» **Exercise objective**: From the listing that follows, reproduce only the lines from the one holding "What matplotlib code" through the one holding "from matplotlib.ticker import", both included, with no pictures.

───── Records for the exercise

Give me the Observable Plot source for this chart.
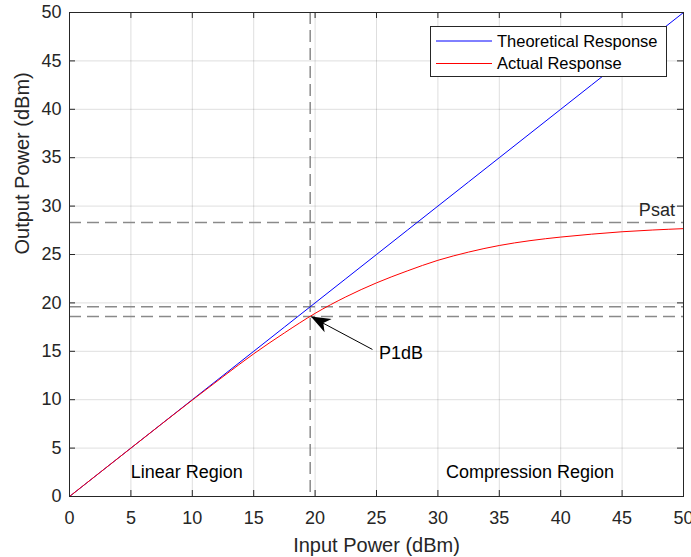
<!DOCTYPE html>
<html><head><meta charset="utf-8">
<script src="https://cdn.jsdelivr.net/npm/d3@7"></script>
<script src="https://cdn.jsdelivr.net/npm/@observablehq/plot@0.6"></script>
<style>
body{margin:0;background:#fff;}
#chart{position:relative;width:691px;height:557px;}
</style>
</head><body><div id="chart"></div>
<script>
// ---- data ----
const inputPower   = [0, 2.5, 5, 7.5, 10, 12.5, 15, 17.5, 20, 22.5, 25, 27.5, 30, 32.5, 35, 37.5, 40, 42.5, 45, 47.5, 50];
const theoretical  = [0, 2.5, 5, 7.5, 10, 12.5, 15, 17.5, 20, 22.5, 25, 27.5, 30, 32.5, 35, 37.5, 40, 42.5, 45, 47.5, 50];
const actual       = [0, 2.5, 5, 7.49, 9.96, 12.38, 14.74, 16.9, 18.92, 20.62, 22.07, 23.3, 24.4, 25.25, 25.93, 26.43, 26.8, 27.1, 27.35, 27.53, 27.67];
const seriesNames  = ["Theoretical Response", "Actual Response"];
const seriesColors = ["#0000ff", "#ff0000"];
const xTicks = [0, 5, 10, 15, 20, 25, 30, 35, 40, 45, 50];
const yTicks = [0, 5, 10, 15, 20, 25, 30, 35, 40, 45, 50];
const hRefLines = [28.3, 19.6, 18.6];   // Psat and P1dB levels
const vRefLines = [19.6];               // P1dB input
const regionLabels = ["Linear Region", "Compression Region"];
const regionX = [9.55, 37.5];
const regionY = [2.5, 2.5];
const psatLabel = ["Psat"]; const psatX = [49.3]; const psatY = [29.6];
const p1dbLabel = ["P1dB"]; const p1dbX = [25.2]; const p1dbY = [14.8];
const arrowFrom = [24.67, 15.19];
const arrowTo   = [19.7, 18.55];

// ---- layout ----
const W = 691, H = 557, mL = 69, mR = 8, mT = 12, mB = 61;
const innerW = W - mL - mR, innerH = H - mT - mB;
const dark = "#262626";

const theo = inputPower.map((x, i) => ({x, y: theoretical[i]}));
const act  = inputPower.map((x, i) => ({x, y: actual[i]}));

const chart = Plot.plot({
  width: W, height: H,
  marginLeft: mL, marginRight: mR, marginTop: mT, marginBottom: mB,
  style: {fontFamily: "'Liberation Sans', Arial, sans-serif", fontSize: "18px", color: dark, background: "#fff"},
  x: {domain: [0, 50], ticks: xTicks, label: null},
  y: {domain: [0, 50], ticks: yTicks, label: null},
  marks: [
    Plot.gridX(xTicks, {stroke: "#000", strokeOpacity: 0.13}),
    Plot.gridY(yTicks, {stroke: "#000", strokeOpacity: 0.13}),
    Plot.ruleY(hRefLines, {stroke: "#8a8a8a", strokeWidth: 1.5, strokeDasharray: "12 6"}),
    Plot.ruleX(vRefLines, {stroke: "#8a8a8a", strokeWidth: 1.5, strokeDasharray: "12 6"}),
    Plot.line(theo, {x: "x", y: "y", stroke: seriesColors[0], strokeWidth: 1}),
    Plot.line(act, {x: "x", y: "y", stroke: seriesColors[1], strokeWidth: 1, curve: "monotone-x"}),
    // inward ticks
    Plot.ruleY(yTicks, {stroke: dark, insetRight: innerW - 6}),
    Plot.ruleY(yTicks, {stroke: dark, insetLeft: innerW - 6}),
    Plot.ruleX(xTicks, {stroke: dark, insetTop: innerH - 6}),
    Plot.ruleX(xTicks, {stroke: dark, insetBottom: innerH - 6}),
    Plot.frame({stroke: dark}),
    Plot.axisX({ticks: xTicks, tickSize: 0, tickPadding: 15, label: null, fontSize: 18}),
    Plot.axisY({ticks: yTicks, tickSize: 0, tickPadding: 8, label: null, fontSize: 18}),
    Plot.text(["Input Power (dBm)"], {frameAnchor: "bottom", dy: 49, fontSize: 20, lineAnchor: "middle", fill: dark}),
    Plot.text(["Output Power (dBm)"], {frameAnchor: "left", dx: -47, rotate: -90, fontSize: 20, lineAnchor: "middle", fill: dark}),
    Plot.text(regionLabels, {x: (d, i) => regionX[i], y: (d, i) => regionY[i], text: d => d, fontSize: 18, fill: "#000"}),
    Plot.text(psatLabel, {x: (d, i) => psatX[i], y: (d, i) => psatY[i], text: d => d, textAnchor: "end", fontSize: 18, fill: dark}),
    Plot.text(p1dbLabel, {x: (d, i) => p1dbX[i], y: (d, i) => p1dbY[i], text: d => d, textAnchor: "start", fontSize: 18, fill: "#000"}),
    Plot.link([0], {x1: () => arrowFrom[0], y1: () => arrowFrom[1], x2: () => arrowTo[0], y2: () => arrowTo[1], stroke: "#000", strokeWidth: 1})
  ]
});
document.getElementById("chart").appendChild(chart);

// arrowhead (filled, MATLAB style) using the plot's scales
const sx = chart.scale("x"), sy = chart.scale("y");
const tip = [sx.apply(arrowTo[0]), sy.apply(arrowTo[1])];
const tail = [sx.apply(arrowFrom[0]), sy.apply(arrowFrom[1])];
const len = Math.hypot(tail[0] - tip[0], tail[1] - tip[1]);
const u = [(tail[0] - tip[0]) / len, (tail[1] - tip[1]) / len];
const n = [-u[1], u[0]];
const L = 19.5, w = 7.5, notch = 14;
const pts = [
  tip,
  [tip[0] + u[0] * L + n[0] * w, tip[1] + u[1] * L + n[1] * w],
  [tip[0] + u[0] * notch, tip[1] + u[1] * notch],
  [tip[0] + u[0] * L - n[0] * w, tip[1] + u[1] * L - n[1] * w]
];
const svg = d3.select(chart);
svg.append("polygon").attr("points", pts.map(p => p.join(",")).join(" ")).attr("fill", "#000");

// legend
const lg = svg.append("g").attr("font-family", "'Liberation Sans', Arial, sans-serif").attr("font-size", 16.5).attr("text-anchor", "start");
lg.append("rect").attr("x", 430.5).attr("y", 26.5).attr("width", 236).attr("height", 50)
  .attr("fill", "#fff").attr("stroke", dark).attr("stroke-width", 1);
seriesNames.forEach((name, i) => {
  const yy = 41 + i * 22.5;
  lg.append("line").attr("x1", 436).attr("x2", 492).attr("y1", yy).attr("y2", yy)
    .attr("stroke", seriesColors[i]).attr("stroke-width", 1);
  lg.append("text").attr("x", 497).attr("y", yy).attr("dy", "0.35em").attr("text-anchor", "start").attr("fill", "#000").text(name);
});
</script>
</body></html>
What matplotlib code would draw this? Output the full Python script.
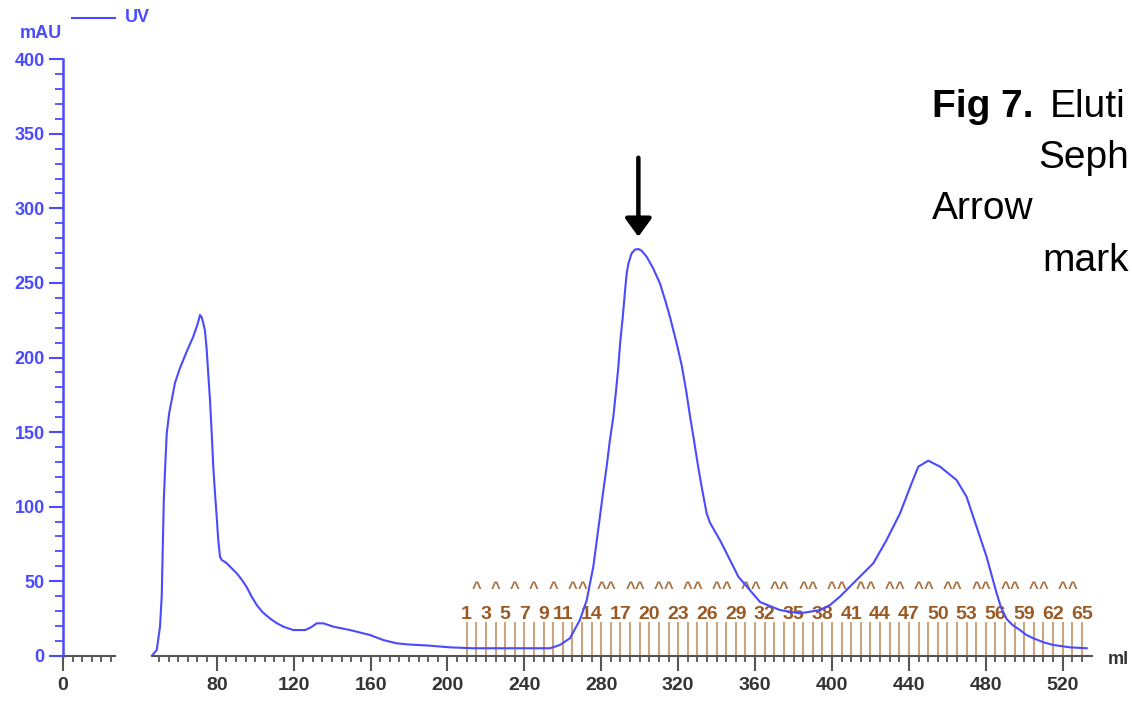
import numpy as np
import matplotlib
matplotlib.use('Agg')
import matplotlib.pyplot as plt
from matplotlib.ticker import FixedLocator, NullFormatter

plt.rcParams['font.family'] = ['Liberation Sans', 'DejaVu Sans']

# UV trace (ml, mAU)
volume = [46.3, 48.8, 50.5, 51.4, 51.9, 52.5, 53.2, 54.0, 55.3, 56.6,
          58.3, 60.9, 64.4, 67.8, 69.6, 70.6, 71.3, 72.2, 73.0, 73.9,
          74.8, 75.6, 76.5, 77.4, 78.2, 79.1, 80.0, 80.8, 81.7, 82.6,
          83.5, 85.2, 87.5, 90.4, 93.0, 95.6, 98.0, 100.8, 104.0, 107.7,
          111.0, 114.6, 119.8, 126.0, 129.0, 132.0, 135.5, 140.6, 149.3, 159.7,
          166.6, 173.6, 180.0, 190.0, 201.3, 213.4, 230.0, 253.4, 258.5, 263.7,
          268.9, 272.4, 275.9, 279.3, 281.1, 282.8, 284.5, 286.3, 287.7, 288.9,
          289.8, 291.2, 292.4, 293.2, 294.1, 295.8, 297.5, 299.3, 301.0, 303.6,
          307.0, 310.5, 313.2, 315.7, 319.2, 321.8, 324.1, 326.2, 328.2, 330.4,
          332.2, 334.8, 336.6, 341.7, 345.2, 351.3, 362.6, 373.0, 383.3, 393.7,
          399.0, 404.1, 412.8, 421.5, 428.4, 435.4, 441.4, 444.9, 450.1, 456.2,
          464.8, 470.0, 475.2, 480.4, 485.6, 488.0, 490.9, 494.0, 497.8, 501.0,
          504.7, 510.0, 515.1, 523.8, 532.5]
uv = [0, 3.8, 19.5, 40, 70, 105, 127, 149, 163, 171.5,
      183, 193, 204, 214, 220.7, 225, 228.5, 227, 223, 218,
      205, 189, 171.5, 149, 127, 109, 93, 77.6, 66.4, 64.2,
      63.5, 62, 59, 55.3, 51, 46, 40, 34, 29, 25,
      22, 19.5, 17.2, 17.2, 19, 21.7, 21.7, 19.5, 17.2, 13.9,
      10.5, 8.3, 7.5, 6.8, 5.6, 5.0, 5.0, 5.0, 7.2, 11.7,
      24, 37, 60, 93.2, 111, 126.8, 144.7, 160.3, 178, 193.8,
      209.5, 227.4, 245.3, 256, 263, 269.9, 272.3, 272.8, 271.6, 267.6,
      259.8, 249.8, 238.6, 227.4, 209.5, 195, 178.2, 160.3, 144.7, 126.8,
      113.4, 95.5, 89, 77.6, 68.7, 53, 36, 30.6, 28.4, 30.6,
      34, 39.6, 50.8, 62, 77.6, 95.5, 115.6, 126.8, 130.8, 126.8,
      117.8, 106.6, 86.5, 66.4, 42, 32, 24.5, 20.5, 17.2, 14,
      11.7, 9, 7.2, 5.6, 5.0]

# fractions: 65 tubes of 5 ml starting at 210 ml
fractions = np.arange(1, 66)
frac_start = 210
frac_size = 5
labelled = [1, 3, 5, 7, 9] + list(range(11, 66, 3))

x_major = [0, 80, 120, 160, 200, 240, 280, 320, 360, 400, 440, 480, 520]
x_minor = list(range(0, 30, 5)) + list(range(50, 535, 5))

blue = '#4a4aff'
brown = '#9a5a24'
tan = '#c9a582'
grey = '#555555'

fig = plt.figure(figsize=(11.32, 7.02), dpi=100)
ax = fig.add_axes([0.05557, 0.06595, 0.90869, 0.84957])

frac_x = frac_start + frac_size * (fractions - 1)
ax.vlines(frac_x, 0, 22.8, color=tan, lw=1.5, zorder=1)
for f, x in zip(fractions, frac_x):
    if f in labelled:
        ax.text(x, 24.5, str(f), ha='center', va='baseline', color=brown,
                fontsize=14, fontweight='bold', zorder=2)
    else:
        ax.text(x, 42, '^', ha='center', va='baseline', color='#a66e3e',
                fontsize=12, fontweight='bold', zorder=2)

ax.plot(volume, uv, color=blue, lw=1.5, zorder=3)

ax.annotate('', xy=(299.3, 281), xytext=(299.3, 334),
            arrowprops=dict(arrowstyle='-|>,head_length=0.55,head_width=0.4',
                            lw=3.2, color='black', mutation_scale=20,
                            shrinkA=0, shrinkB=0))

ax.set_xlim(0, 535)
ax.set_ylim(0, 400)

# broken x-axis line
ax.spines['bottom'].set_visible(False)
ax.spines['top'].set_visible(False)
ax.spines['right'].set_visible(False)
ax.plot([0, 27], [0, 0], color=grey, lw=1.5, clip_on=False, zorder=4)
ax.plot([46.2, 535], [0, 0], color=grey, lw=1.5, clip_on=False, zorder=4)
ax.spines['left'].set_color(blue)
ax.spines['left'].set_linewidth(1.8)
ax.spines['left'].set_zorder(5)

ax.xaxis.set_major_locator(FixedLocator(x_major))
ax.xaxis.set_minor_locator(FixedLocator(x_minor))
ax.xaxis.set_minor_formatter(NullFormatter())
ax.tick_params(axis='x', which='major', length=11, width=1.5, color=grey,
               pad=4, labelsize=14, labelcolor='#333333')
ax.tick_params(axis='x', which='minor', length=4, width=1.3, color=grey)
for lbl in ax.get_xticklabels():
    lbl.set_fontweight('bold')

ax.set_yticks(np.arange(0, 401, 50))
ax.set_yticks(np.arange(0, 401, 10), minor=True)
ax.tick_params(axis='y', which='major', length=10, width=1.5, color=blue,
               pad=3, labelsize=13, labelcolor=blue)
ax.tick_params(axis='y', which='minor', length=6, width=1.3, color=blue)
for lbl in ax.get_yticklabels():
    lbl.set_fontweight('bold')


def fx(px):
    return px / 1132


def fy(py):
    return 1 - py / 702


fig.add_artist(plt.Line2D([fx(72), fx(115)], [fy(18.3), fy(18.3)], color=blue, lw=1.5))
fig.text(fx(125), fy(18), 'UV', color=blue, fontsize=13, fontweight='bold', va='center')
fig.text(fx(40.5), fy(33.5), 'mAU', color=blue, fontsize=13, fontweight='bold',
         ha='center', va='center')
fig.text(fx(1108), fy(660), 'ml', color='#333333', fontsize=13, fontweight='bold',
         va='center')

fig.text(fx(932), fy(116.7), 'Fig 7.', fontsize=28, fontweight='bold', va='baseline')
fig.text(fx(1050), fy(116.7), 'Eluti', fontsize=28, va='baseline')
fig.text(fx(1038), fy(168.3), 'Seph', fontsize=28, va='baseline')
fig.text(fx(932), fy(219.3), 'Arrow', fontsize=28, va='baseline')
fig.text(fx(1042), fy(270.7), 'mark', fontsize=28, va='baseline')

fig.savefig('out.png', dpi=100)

──────────

» **Answer**:
What matplotlib code would draw this? Output the full Python script.
import numpy as np
import matplotlib
matplotlib.use('Agg')
import matplotlib.pyplot as plt
from matplotlib.ticker import FixedLocator, NullFormatter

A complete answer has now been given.